■ DIRECTIVE:
Without including any images, repeat the data exactly.

■ PROVIDED MATERIAL:
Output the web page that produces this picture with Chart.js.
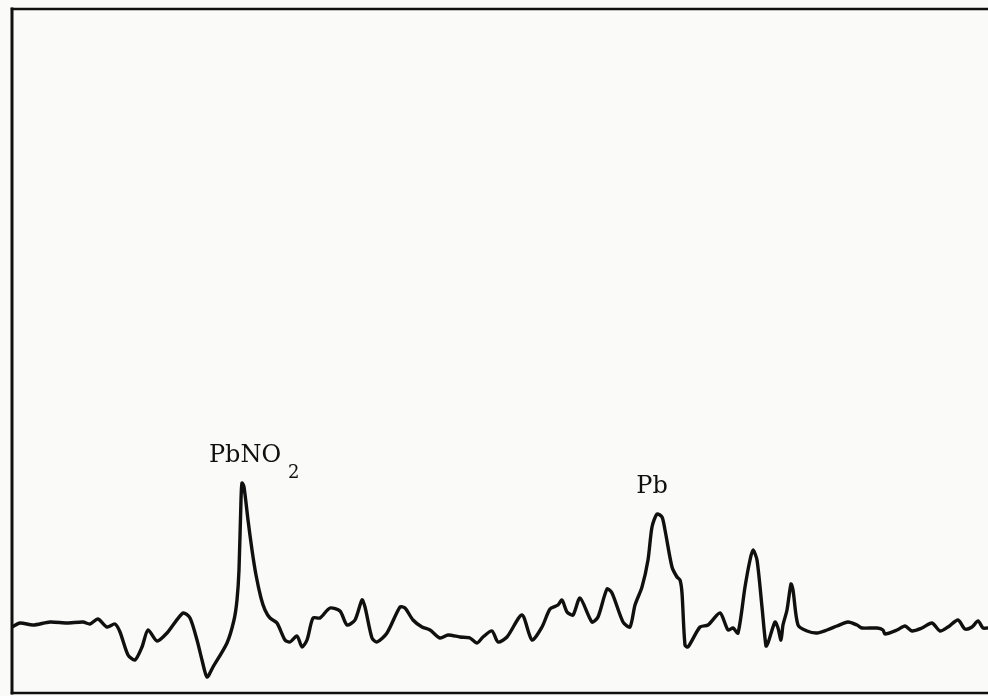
<!DOCTYPE html>
<html>
<head>
<meta charset="utf-8">
<script src="https://cdn.jsdelivr.net/npm/chart.js@4/dist/chart.umd.min.js"></script>
<style>
  html, body { margin: 0; padding: 0; background: #fafaf8; }
  #wrap { width: 988px; height: 696px; }
</style>
</head>
<body>
<div id="wrap"><canvas id="traceChart" width="988" height="696"></canvas></div>

<script>
  // scan position along the trace and recorded signal
  var position = [0, 8, 21, 38, 55, 71, 78, 86, 95, 103, 108, 116, 123, 130, 136, 145, 155, 171, 178, 185,
    190, 195, 201, 215, 222, 225, 227, 229, 230, 232, 236, 240, 244, 249, 253, 258, 265, 273, 278, 285,
    290, 295, 301, 308, 318, 328, 335, 343, 350, 353, 360, 365, 375, 388, 393, 401, 410, 418, 428, 436,
    448, 458, 465, 471, 480, 486, 495, 510, 520, 530, 538, 546, 550, 555, 561, 568, 580, 586, 595, 600,
    611, 618, 623, 630, 636, 640, 645, 650, 653, 660, 665, 668, 670, 673, 676, 688, 696, 708, 716, 721,
    726, 733, 738, 741, 745, 750, 754, 756, 763, 766, 769, 771, 775, 779, 781, 786, 795, 805, 815, 825,
    836, 845, 850, 865, 871, 873, 885, 893, 900, 910, 920, 928, 936, 946, 953, 960, 966, 971, 975];
  var signal = [66, 70, 68, 71, 70, 71, 69, 74, 66, 69, 61, 38, 33, 46, 63, 52, 60, 80, 75, 53,
    33, 16, 26, 50, 73, 93, 123, 193, 210, 206, 173, 143, 118, 95, 83, 75, 70, 53, 51, 57,
    46, 53, 75, 75, 85, 82, 68, 73, 93, 86, 55, 51, 60, 86, 85, 73, 66, 63, 55, 58,
    56, 55, 50, 56, 62, 51, 56, 78, 53, 66, 84, 88, 93, 81, 78, 95, 71, 76, 104, 100,
    71, 66, 88, 106, 133, 166, 179, 176, 163, 126, 116, 113, 100, 48, 46, 66, 68, 80, 63, 65,
    60, 106, 133, 143, 133, 86, 47, 50, 71, 65, 53, 68, 83, 109, 103, 68, 62, 60, 63, 67,
    71, 68, 65, 65, 63, 59, 63, 67, 62, 65, 70, 62, 66, 73, 64, 66, 72, 65, 65];

  // peak labels: text, subscript, position of the peak they name
  var peakNames = ['PbNO', 'Pb'];
  var peakSubs = ['2', ''];
  var peakPos = [230, 645];

  var points = position.map(function (p, i) { return { x: p, y: signal[i] }; });

  var ink = '#101010';

  var framePlugin = {
    id: 'frame',
    beforeDraw: function (chart) {
      var c = chart.ctx;
      c.save();
      c.fillStyle = '#fafaf8';
      c.fillRect(0, 0, chart.width, chart.height);
      c.restore();
    },
    afterDatasetsDraw: function (chart) {
      var a = chart.chartArea;
      var c = chart.ctx;
      c.save();
      c.strokeStyle = ink;
      c.lineCap = 'square';
      c.lineWidth = 3;
      c.beginPath();
      c.moveTo(a.left, a.top);
      c.lineTo(a.left, a.bottom);
      c.stroke();
      c.lineWidth = 2.5;
      c.beginPath();
      c.moveTo(a.left, a.top);
      c.lineTo(chart.width, a.top);
      c.moveTo(a.left, a.bottom);
      c.lineTo(chart.width, a.bottom);
      c.stroke();

      // names above the peaks
      var xs = chart.scales.x, ys = chart.scales.y;
      c.fillStyle = ink;
      c.textBaseline = 'alphabetic';
      peakNames.forEach(function (name, i) {
        var k = position.indexOf(peakPos[i]);
        var px = xs.getPixelForValue(peakPos[i]);
        var py = ys.getPixelForValue(signal[k]) - 21;
        c.font = '24px "DejaVu Serif"';
        c.textAlign = 'center';
        var w = c.measureText(name).width;
        var cx = peakSubs[i] ? px + 3 : px - 5;
        c.fillText(name, cx, py);
        if (peakSubs[i]) {
          c.font = '18px "DejaVu Serif"';
          c.textAlign = 'left';
          c.fillText(peakSubs[i], cx + w / 2 + 7, py + 16);
        }
      });
      c.restore();
    }
  };

  var ctx = document.getElementById('traceChart').getContext('2d');
  var traceChart = new Chart(ctx, {
    type: 'line',
    data: {
      datasets: [{
        data: points,
        borderColor: ink,
        borderWidth: 3.4,
        pointRadius: 0,
        fill: false,
        tension: 0.25,
        borderJoinStyle: 'round',
        borderCapStyle: 'round'
      }]
    },
    options: {
      responsive: false,
      animation: false,
      layout: { padding: { left: 12, top: 9, right: 0, bottom: 3 } },
      plugins: { legend: { display: false }, tooltip: { enabled: false } },
      scales: {
        x: { type: 'linear', min: 0, max: 976, display: false },
        y: { min: 0, max: 684, display: false }
      }
    },
    plugins: [framePlugin]
  });
</script>
</body>
</html>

■ SOLVED EXERCISE:
Output the web page that produces this picture with Chart.js.
<!DOCTYPE html>
<html>
<head>
<meta charset="utf-8">
<script src="https://cdn.jsdelivr.net/npm/chart.js@4/dist/chart.umd.min.js"></script>
<style>
  html, body { margin: 0; padding: 0; background: #fafaf8; }
  #wrap { width: 988px; height: 696px; }
</style>
</head>
<body>
<div id="wrap"><canvas id="traceChart" width="988" height="696"></canvas></div>

<script>
  // scan position along the trace and recorded signal
  var position = [0, 8, 21, 38, 55, 71, 78, 86, 95, 103, 108, 116, 123, 130, 136, 145, 155, 171, 178, 185,
    190, 195, 201, 215, 222, 225, 227, 229, 230, 232, 236, 240, 244, 249, 253, 258, 265, 273, 278, 285,
    290, 295, 301, 308, 318, 328, 335, 343, 350, 353, 360, 365, 375, 388, 393, 401, 410, 418, 428, 436,
    448, 458, 465, 471, 480, 486, 495, 510, 520, 530, 538, 546, 550, 555, 561, 568, 580, 586, 595, 600,
    611, 618, 623, 630, 636, 640, 645, 650, 653, 660, 665, 668, 670, 673, 676, 688, 696, 708, 716, 721,
    726, 733, 738, 741, 745, 750, 754, 756, 763, 766, 769, 771, 775, 779, 781, 786, 795, 805, 815, 825,
    836, 845, 850, 865, 871, 873, 885, 893, 900, 910, 920, 928, 936, 946, 953, 960, 966, 971, 975];
  var signal = [66, 70, 68, 71, 70, 71, 69, 74, 66, 69, 61, 38, 33, 46, 63, 52, 60, 80, 75, 53,
    33, 16, 26, 50, 73, 93, 123, 193, 210, 206, 173, 143, 118, 95, 83, 75, 70, 53, 51, 57,
    46, 53, 75, 75, 85, 82, 68, 73, 93, 86, 55, 51, 60, 86, 85, 73, 66, 63, 55, 58,
    56, 55, 50, 56, 62, 51, 56, 78, 53, 66, 84, 88, 93, 81, 78, 95, 71, 76, 104, 100,
    71, 66, 88, 106, 133, 166, 179, 176, 163, 126, 116, 113, 100, 48, 46, 66, 68, 80, 63, 65,
    60, 106, 133, 143, 133, 86, 47, 50, 71, 65, 53, 68, 83, 109, 103, 68, 62, 60, 63, 67,
    71, 68, 65, 65, 63, 59, 63, 67, 62, 65, 70, 62, 66, 73, 64, 66, 72, 65, 65];

  // peak labels: text, subscript, position of the peak they name
  var peakNames = ['PbNO', 'Pb'];
  var peakSubs = ['2', ''];
  var peakPos = [230, 645];

  var points = position.map(function (p, i) { return { x: p, y: signal[i] }; });

  var ink = '#101010';

  var framePlugin = {
    id: 'frame',
    beforeDraw: function (chart) {
      var c = chart.ctx;
      c.save();
      c.fillStyle = '#fafaf8';
      c.fillRect(0, 0, chart.width, chart.height);
      c.restore();
    },
    afterDatasetsDraw: function (chart) {
      var a = chart.chartArea;
      var c = chart.ctx;
      c.save();
      c.strokeStyle = ink;
      c.lineCap = 'square';
      c.lineWidth = 3;
      c.beginPath();
      c.moveTo(a.left, a.top);
      c.lineTo(a.left, a.bottom);
      c.stroke();
      c.lineWidth = 2.5;
      c.beginPath();
      c.moveTo(a.left, a.top);
      c.lineTo(chart.width, a.top);
      c.moveTo(a.left, a.bottom);
      c.lineTo(chart.width, a.bottom);
      c.stroke();

      // names above the peaks
      var xs = chart.scales.x, ys = chart.scales.y;
      c.fillStyle = ink;
      c.textBaseline = 'alphabetic';
      peakNames.forEach(function (name, i) {
        var k = position.indexOf(peakPos[i]);
        var px = xs.getPixelForValue(peakPos[i]);
        var py = ys.getPixelForValue(signal[k]) - 21;
        c.font = '24px "DejaVu Serif"';
        c.textAlign = 'center';
        var w = c.measureText(name).width;
        var cx = peakSubs[i] ? px + 3 : px - 5;
        c.fillText(name, cx, py);
        if (peakSubs[i]) {
          c.font = '18px "DejaVu Serif"';
          c.textAlign = 'left';
          c.fillText(peakSubs[i], cx + w / 2 + 7, py + 16);
        }
      });
      c.restore();
    }
  };

  var ctx = document.getElementById('traceChart').getContext('2d');
  var traceChart = new Chart(ctx, {
    type: 'line',
    data: {
      datasets: [{
        data: points,
        borderColor: ink,
        borderWidth: 3.4,
        pointRadius: 0,
        fill: false,
        tension: 0.25,
        borderJoinStyle: 'round',
        borderCapStyle: 'round'
      }]
    },
    options: {
      responsive: false,
      animation: false,
      layout: { padding: { left: 12, top: 9, right: 0, bottom: 3 } },
      plugins: { legend: { display: false }, tooltip: { enabled: false } },
      scales: {
        x: { type: 'linear', min: 0, max: 976, display: false },
        y: { min: 0, max: 684, display: false }
      }
    },
    plugins: [framePlugin]
  });
</script>
</body>
</html>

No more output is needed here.